Give the listing again exactly, omitting its images.

*-*-*

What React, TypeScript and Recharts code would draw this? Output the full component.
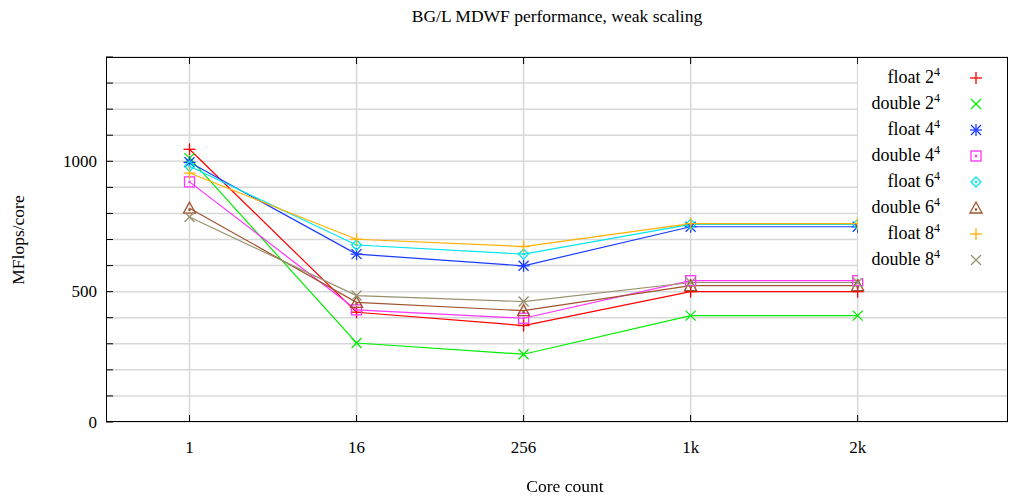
import React from "react"
import { LineChart, Line, XAxis, YAxis, CartesianGrid } from "recharts"

const categories = ["1", "16", "256", "1k", "2k"]
const float2 = [1046, 421, 370, 500, 500]
const double2 = [1012, 303, 260, 408, 408]
const float4 = [996, 644, 599, 749, 749]
const double4 = [921, 430, 398, 542, 542]
const float6 = [981, 679, 644, 758, 758]
const double6 = [820, 459, 427, 523, 523]
const float8 = [955, 701, 673, 761, 761]
const double8 = [786, 485, 462, 535, 535]

const yTicks = [0, 100, 200, 300, 400, 500, 600, 700, 800, 900, 1000, 1100, 1200, 1300, 1400]
const yLabels = [0, 500, 1000]

const FONT = "'Liberation Serif', 'DejaVu Serif', serif"
const PLOT_L = 106
const PLOT_R = 1008
const PLOT_T = 57
const PLOT_B = 422

type Shape = "plus" | "cross" | "star" | "square" | "diamond" | "triangle"

const series: { key: string; base: string; color: string; shape: Shape; values: number[] }[] = [
  { key: "f2", base: "float 2", color: "#ff0000", shape: "plus", values: float2 },
  { key: "d2", base: "double 2", color: "#00ee00", shape: "cross", values: double2 },
  { key: "f4", base: "float 4", color: "#1a3cff", shape: "star", values: float4 },
  { key: "d4", base: "double 4", color: "#ff33ff", shape: "square", values: double4 },
  { key: "f6", base: "float 6", color: "#00e5ee", shape: "diamond", values: float6 },
  { key: "d6", base: "double 6", color: "#a0522d", shape: "triangle", values: double6 },
  { key: "f8", base: "float 8", color: "#ffb000", shape: "plus", values: float8 },
  { key: "d8", base: "double 8", color: "#99916e", shape: "cross", values: double8 },
]

const data = categories.map((c, i) => {
  const row: Record<string, number | string> = { x: i, name: c }
  series.forEach((s) => (row[s.key] = s.values[i]))
  return row
})

function Marker({ cx, cy, color, shape }: { cx: number; cy: number; color: string; shape: Shape }) {
  const r = 6
  const sw = 1.3
  if (shape === "plus")
    return (
      <g stroke={color} strokeWidth={sw}>
        <line x1={cx - r} y1={cy} x2={cx + r} y2={cy} />
        <line x1={cx} y1={cy - r} x2={cx} y2={cy + r} />
      </g>
    )
  if (shape === "cross")
    return (
      <g stroke={color} strokeWidth={sw}>
        <line x1={cx - 5} y1={cy - 5} x2={cx + 5} y2={cy + 5} />
        <line x1={cx - 5} y1={cy + 5} x2={cx + 5} y2={cy - 5} />
      </g>
    )
  if (shape === "star")
    return (
      <g stroke={color} strokeWidth={sw}>
        <line x1={cx - r} y1={cy} x2={cx + r} y2={cy} />
        <line x1={cx} y1={cy - r} x2={cx} y2={cy + r} />
        <line x1={cx - 5} y1={cy - 5} x2={cx + 5} y2={cy + 5} />
        <line x1={cx - 5} y1={cy + 5} x2={cx + 5} y2={cy - 5} />
      </g>
    )
  if (shape === "square")
    return (
      <g stroke={color} strokeWidth={sw} fill="none">
        <rect x={cx - 5} y={cy - 5} width={10} height={10} />
        <rect x={cx - 0.5} y={cy - 0.5} width={1} height={1} fill={color} />
      </g>
    )
  if (shape === "diamond")
    return (
      <g stroke={color} strokeWidth={sw} fill="none">
        <polygon points={`${cx},${cy - 5} ${cx + 5},${cy} ${cx},${cy + 5} ${cx - 5},${cy}`} />
        <rect x={cx - 0.5} y={cy - 0.5} width={1} height={1} fill={color} />
      </g>
    )
  return (
    <g stroke={color} strokeWidth={sw} fill="none">
      <polygon points={`${cx},${cy - 6} ${cx + 6},${cy + 5} ${cx - 6},${cy + 5}`} />
      <rect x={cx - 0.5} y={cy + 1} width={1} height={1} fill={color} />
    </g>
  )
}

// y ticks: label on the left, short inward mark on the frame
function YTick(props: any) {
  const { y, payload } = props
  const v = payload.value as number
  return (
    <g>
      <line x1={PLOT_L} x2={PLOT_L + 7} y1={y} y2={y} stroke="#000" strokeWidth={1} />
      {yLabels.includes(v) && (
        <text x={PLOT_L - 9} y={y} dy={5.5} textAnchor="end" fontSize={17} fontFamily={FONT} fill="#000">
          {v}
        </text>
      )}
    </g>
  )
}

function XTick(props: any) {
  const { x, payload } = props
  return (
    <g>
      <line x1={x} x2={x} y1={PLOT_B} y2={PLOT_B - 7} stroke="#000" strokeWidth={1} />
      <line x1={x} x2={x} y1={PLOT_T} y2={PLOT_T + 7} stroke="#000" strokeWidth={1} />
      <text x={x} y={453} textAnchor="middle" fontSize={17} fontFamily={FONT} fill="#000">
        {categories[payload.value]}
      </text>
    </g>
  )
}

export default function App() {
  return (
    <div style={{ position: "fixed", left: 0, top: 0, width: 1016, height: 500, background: "#fff", fontFamily: FONT }}>
      <div style={{ position: "absolute", top: 6, left: 106, width: 902, textAlign: "center", fontSize: 17.5 }}>
        BG/L MDWF performance, weak scaling
      </div>
      <LineChart width={1016} height={500} data={data} margin={{ top: PLOT_T, right: 1016 - PLOT_R, bottom: 0, left: 0 }}>
        <CartesianGrid
          stroke="#d8d8d8"
          strokeWidth={1.5}
          horizontalValues={yTicks}
          verticalValues={[0, 1, 2, 3, 4]}
        />
        <XAxis
          dataKey="x"
          type="number"
          domain={[-0.5, 4.9]}
          ticks={[0, 1, 2, 3, 4]}
          height={500 - PLOT_B}
          axisLine={false}
          tickLine={false}
          tick={<XTick />}
        />
        <YAxis
          type="number"
          domain={[0, 1400]}
          ticks={yTicks}
          width={PLOT_L}
          axisLine={false}
          tickLine={false}
          tick={<YTick />}
        />
        {series.map((s) => (
          <Line
            key={s.key}
            dataKey={s.key}
            type="linear"
            stroke={s.color}
            strokeWidth={1.2}
            isAnimationActive={false}
            activeDot={false}
            dot={(p: any) => <Marker key={`${s.key}-${p.index}`} cx={p.cx} cy={p.cy} color={s.color} shape={s.shape} />}
          />
        ))}
      </LineChart>
      {/* legend box */}
      <div
        style={{
          position: "absolute",
          left: 858,
          top: 58,
          width: 149,
          height: 220,
          background: "#fff",
        }}
      >
        {series.map((s, i) => (
          <div key={s.key} style={{ position: "absolute", top: 7 + i * 26, left: 0, width: 149, height: 24 }}>
            <div style={{ position: "absolute", right: 67, top: 0, fontSize: 18, whiteSpace: "nowrap", lineHeight: "24px" }}>
              {s.base}
              <sup style={{ fontSize: 12, verticalAlign: "7px", lineHeight: 0 }}>4</sup>
            </div>
            <svg style={{ position: "absolute", left: 106, top: 1 }} width={24} height={24}>
              <Marker cx={12} cy={12} color={s.color} shape={s.shape} />
            </svg>
          </div>
        ))}
      </div>
      {/* frame */}
      <div
        style={{
          position: "absolute",
          left: PLOT_L,
          top: PLOT_T,
          width: PLOT_R - PLOT_L,
          height: PLOT_B - PLOT_T,
          border: "1px solid #000",
          boxSizing: "border-box",
          pointerEvents: "none",
        }}
      />
      <div
        style={{
          position: "absolute",
          left: 18,
          top: 240,
          transform: "translate(-50%, -50%) rotate(-90deg)",
          fontSize: 17.5,
          whiteSpace: "nowrap",
        }}
      >
        MFlops/core
      </div>
      <div style={{ position: "absolute", top: 476, left: 106, width: 918, textAlign: "center", fontSize: 17.5 }}>
        Core count
      </div>
    </div>
  )
}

*-*-*

EXERCISE SOLUTION:
What React, TypeScript and Recharts code would draw this? Output the full component.
import React from "react"
import { LineChart, Line, XAxis, YAxis, CartesianGrid } from "recharts"

const categories = ["1", "16", "256", "1k", "2k"]
const float2 = [1046, 421, 370, 500, 500]
const double2 = [1012, 303, 260, 408, 408]
const float4 = [996, 644, 599, 749, 749]
const double4 = [921, 430, 398, 542, 542]
const float6 = [981, 679, 644, 758, 758]
const double6 = [820, 459, 427, 523, 523]
const float8 = [955, 701, 673, 761, 761]
const double8 = [786, 485, 462, 535, 535]

const yTicks = [0, 100, 200, 300, 400, 500, 600, 700, 800, 900, 1000, 1100, 1200, 1300, 1400]
const yLabels = [0, 500, 1000]

const FONT = "'Liberation Serif', 'DejaVu Serif', serif"
const PLOT_L = 106
const PLOT_R = 1008
const PLOT_T = 57
const PLOT_B = 422

type Shape = "plus" | "cross" | "star" | "square" | "diamond" | "triangle"

const series: { key: string; base: string; color: string; shape: Shape; values: number[] }[] = [
  { key: "f2", base: "float 2", color: "#ff0000", shape: "plus", values: float2 },
  { key: "d2", base: "double 2", color: "#00ee00", shape: "cross", values: double2 },
  { key: "f4", base: "float 4", color: "#1a3cff", shape: "star", values: float4 },
  { key: "d4", base: "double 4", color: "#ff33ff", shape: "square", values: double4 },
  { key: "f6", base: "float 6", color: "#00e5ee", shape: "diamond", values: float6 },
  { key: "d6", base: "double 6", color: "#a0522d", shape: "triangle", values: double6 },
  { key: "f8", base: "float 8", color: "#ffb000", shape: "plus", values: float8 },
  { key: "d8", base: "double 8", color: "#99916e", shape: "cross", values: double8 },
]

const data = categories.map((c, i) => {
  const row: Record<string, number | string> = { x: i, name: c }
  series.forEach((s) => (row[s.key] = s.values[i]))
  return row
})

function Marker({ cx, cy, color, shape }: { cx: number; cy: number; color: string; shape: Shape }) {
  const r = 6
  const sw = 1.3
  if (shape === "plus")
    return (
      <g stroke={color} strokeWidth={sw}>
        <line x1={cx - r} y1={cy} x2={cx + r} y2={cy} />
        <line x1={cx} y1={cy - r} x2={cx} y2={cy + r} />
      </g>
    )
  if (shape === "cross")
    return (
      <g stroke={color} strokeWidth={sw}>
        <line x1={cx - 5} y1={cy - 5} x2={cx + 5} y2={cy + 5} />
        <line x1={cx - 5} y1={cy + 5} x2={cx + 5} y2={cy - 5} />
      </g>
    )
  if (shape === "star")
    return (
      <g stroke={color} strokeWidth={sw}>
        <line x1={cx - r} y1={cy} x2={cx + r} y2={cy} />
        <line x1={cx} y1={cy - r} x2={cx} y2={cy + r} />
        <line x1={cx - 5} y1={cy - 5} x2={cx + 5} y2={cy + 5} />
        <line x1={cx - 5} y1={cy + 5} x2={cx + 5} y2={cy - 5} />
      </g>
    )
  if (shape === "square")
    return (
      <g stroke={color} strokeWidth={sw} fill="none">
        <rect x={cx - 5} y={cy - 5} width={10} height={10} />
        <rect x={cx - 0.5} y={cy - 0.5} width={1} height={1} fill={color} />
      </g>
    )
  if (shape === "diamond")
    return (
      <g stroke={color} strokeWidth={sw} fill="none">
        <polygon points={`${cx},${cy - 5} ${cx + 5},${cy} ${cx},${cy + 5} ${cx - 5},${cy}`} />
        <rect x={cx - 0.5} y={cy - 0.5} width={1} height={1} fill={color} />
      </g>
    )
  return (
    <g stroke={color} strokeWidth={sw} fill="none">
      <polygon points={`${cx},${cy - 6} ${cx + 6},${cy + 5} ${cx - 6},${cy + 5}`} />
      <rect x={cx - 0.5} y={cy + 1} width={1} height={1} fill={color} />
    </g>
  )
}

// y ticks: label on the left, short inward mark on the frame
function YTick(props: any) {
  const { y, payload } = props
  const v = payload.value as number
  return (
    <g>
      <line x1={PLOT_L} x2={PLOT_L + 7} y1={y} y2={y} stroke="#000" strokeWidth={1} />
      {yLabels.includes(v) && (
        <text x={PLOT_L - 9} y={y} dy={5.5} textAnchor="end" fontSize={17} fontFamily={FONT} fill="#000">
          {v}
        </text>
      )}
    </g>
  )
}

function XTick(props: any) {
  const { x, payload } = props
  return (
    <g>
      <line x1={x} x2={x} y1={PLOT_B} y2={PLOT_B - 7} stroke="#000" strokeWidth={1} />
      <line x1={x} x2={x} y1={PLOT_T} y2={PLOT_T + 7} stroke="#000" strokeWidth={1} />
      <text x={x} y={453} textAnchor="middle" fontSize={17} fontFamily={FONT} fill="#000">
        {categories[payload.value]}
      </text>
    </g>
  )
}

export default function App() {
  return (
    <div style={{ position: "fixed", left: 0, top: 0, width: 1016, height: 500, background: "#fff", fontFamily: FONT }}>
      <div style={{ position: "absolute", top: 6, left: 106, width: 902, textAlign: "center", fontSize: 17.5 }}>
        BG/L MDWF performance, weak scaling
      </div>
      <LineChart width={1016} height={500} data={data} margin={{ top: PLOT_T, right: 1016 - PLOT_R, bottom: 0, left: 0 }}>
        <CartesianGrid
          stroke="#d8d8d8"
          strokeWidth={1.5}
          horizontalValues={yTicks}
          verticalValues={[0, 1, 2, 3, 4]}
        />
        <XAxis
          dataKey="x"
          type="number"
          domain={[-0.5, 4.9]}
          ticks={[0, 1, 2, 3, 4]}
          height={500 - PLOT_B}
          axisLine={false}
          tickLine={false}
          tick={<XTick />}
        />
        <YAxis
          type="number"
          domain={[0, 1400]}
          ticks={yTicks}
          width={PLOT_L}
          axisLine={false}
          tickLine={false}
          tick={<YTick />}
        />
        {series.map((s) => (
          <Line
            key={s.key}
            dataKey={s.key}
            type="linear"
            stroke={s.color}
            strokeWidth={1.2}
            isAnimationActive={false}
            activeDot={false}
            dot={(p: any) => <Marker key={`${s.key}-${p.index}`} cx={p.cx} cy={p.cy} color={s.color} shape={s.shape} />}
          />
        ))}
      </LineChart>
      {/* legend box */}
      <div
        style={{
          position: "absolute",
          left: 858,
          top: 58,
          width: 149,
          height: 220,
          background: "#fff",
        }}
      >
        {series.map((s, i) => (
          <div key={s.key} style={{ position: "absolute", top: 7 + i * 26, left: 0, width: 149, height: 24 }}>
            <div style={{ position: "absolute", right: 67, top: 0, fontSize: 18, whiteSpace: "nowrap", lineHeight: "24px" }}>
              {s.base}
              <sup style={{ fontSize: 12, verticalAlign: "7px", lineHeight: 0 }}>4</sup>
            </div>
            <svg style={{ position: "absolute", left: 106, top: 1 }} width={24} height={24}>
              <Marker cx={12} cy={12} color={s.color} shape={s.shape} />
            </svg>
          </div>
        ))}
      </div>
      {/* frame */}
      <div
        style={{
          position: "absolute",
          left: PLOT_L,
          top: PLOT_T,
          width: PLOT_R - PLOT_L,
          height: PLOT_B - PLOT_T,
          border: "1px solid #000",
          boxSizing: "border-box",
          pointerEvents: "none",
        }}
      />
      <div
        style={{
          position: "absolute",
          left: 18,
          top: 240,
          transform: "translate(-50%, -50%) rotate(-90deg)",
          fontSize: 17.5,
          whiteSpace: "nowrap",
        }}
      >
        MFlops/core
      </div>
      <div style={{ position: "absolute", top: 476, left: 106, width: 918, textAlign: "center", fontSize: 17.5 }}>
        Core count
      </div>
    </div>
  )
}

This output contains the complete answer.